Ah yes. Blue, green and green. The ideal chart colours.
I do a tax return for a guy who has some income in India. Their overall number formatting is so foreign to me, when I did this guy’s return for the first time, I had to screenshot a couple of the numbers and send them to an Indian friend of mine to ask what the hell the number was.
So after the first 3 zeroes, it’s a comma every second zero. And there are local names for those denominations.
So
10
100
1,000
10,000
1,00,000 = 1 Lakh or 1 Lac
10,00,000 = 10 Lakhs/Lacs
1,00,00,000 = 1 Crore
People generally don’t use the next set of names which are called 1 Arab and then 1 Kharab and probably a few more, they just start saying 1000 crores or lakhs of crore etc.

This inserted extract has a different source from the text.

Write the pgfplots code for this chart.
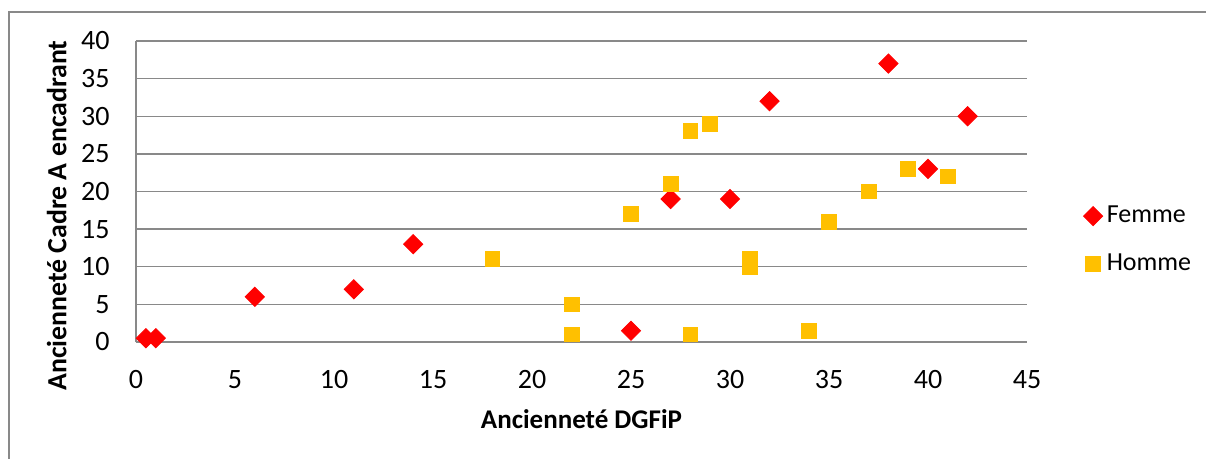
\documentclass[border=0pt]{standalone}
\usepackage{pgfplots}
\pgfplotsset{compat=1.18}
\usepackage{fontspec}
\setmainfont{Carlito}
\definecolor{femme}{HTML}{FF0000}
\definecolor{homme}{HTML}{FFC000}
\definecolor{gridc}{HTML}{898989}
\begin{document}
\fontsize{13}{15.6}\selectfont
\begin{tikzpicture}
\useasboundingbox (0,0) rectangle (603pt,229.5pt);
\draw[gridc, line width=1pt] (4.5pt,-2pt) -- (4.5pt,223.5pt) -- (610pt,223.5pt);
\begin{axis}[
  at={(68pt,58.5pt)}, anchor=south west,
  scale only axis, width=445.5pt, height=150.5pt,
  xmin=0, xmax=45, ymin=0, ymax=40,
  xtick={0,5,...,45}, ytick={0,5,...,40},
  axis x line*=bottom, axis y line*=left,
  axis line style={gridc, line width=0.7pt, -},
  ymajorgrids, grid style={gridc, line width=0.7pt},
  major tick length=0pt,
  /pgf/number format/assume math mode=true,
  tick label style={font=\fontsize{14}{16.8}\selectfont, inner sep=0pt},
  yticklabel style={xshift=-13pt},
  xticklabel style={yshift=-14pt},
  xlabel={\bfseries Ancienneté DGFiP},
  ylabel={\bfseries Ancienneté Cadre A encadrant},
  xlabel style={font=\fontsize{13.5}{16}\selectfont, at={(axis description cs:0.5,-0.256)}, anchor=center},
  ylabel style={font=\fontsize{13.9}{16.5}\selectfont, at={(axis description cs:-0.089,0.42)}, anchor=center},
  legend style={draw=none, fill=none, at={(axis description cs:1.063,0.339)}, anchor=west,
    font=\fontsize{13}{15.6}\selectfont, row sep=9.5pt, inner sep=0pt,
    /tikz/every even column/.append style={column sep=4pt}},
  legend cell align=left,
  legend image code/.code={\draw[#1] plot coordinates {(0pt,0pt)};},
]
\addplot[only marks, mark=square*, mark size=3.4pt, mark options={rotate=45, fill=femme, draw=femme}, color=femme]
coordinates {(0.5,0.5) (1,0.5) (6,6) (11,7) (14,13) (25,1.5) (27,19) (30,19) (32,32) (38,37) (40,23) (42,30)};
\addlegendentry{Femme}
\addplot[only marks, mark=square*, mark size=3.7pt, mark options={fill=homme, draw=homme}, color=homme]
coordinates {(18,11) (22,5) (22,1) (25,17) (27,21) (28,28) (28,1) (29,29) (31,11) (31,10) (34,1.5) (35,16) (37,20) (39,23) (41,22)};
\addlegendentry{Homme}
\end{axis}
\end{tikzpicture}
\end{document}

Many people also use millions and billions instead of the above.
And then decimals are denoted by a period, not commas.
Kind of related, our financial year is from 1st April till 31st March, so you gotta watch out for quarter numbers not matching. Our financial Q1 is the calendar Q2…
🇵🇪 (Peru) only uses decimal for currency
I hope NASA checks Peruvians’ math before they accept their contributions to Artemis /s
Does decimal here mean (decimal) dot or do they not use decimal numbers/fractions?
Yes, they missed the word “dot” (as long as we can trust the unsourced Wikipedia list they probably used, I cannot find another English-language source confirming that). I was just kidding (as indicated by “/s”).
French Canadian. I once accidentally transferred WAY too much money in a banking transaction because of this.
100 times. I do everything in English on my computer and for some reason that day my banking session was opened in French. So it ignored the decimal point for cents in the number I entered. I asked to transfer 160.50 bucks (or whatever the exact number was), and it transferred 16 050 instead. Luckily I could fix it with a phone call.
How many of the comma countries use the word for “point” when reading the decimal?
Why would we say that?
There’s a comma, we say comma. Otherwise would be confusing.
There’s a period in English, but we don’t say period. We say point.
I was wondering about French because they also have the word “point”, but looking it up they say “and” or sometimes “comma”.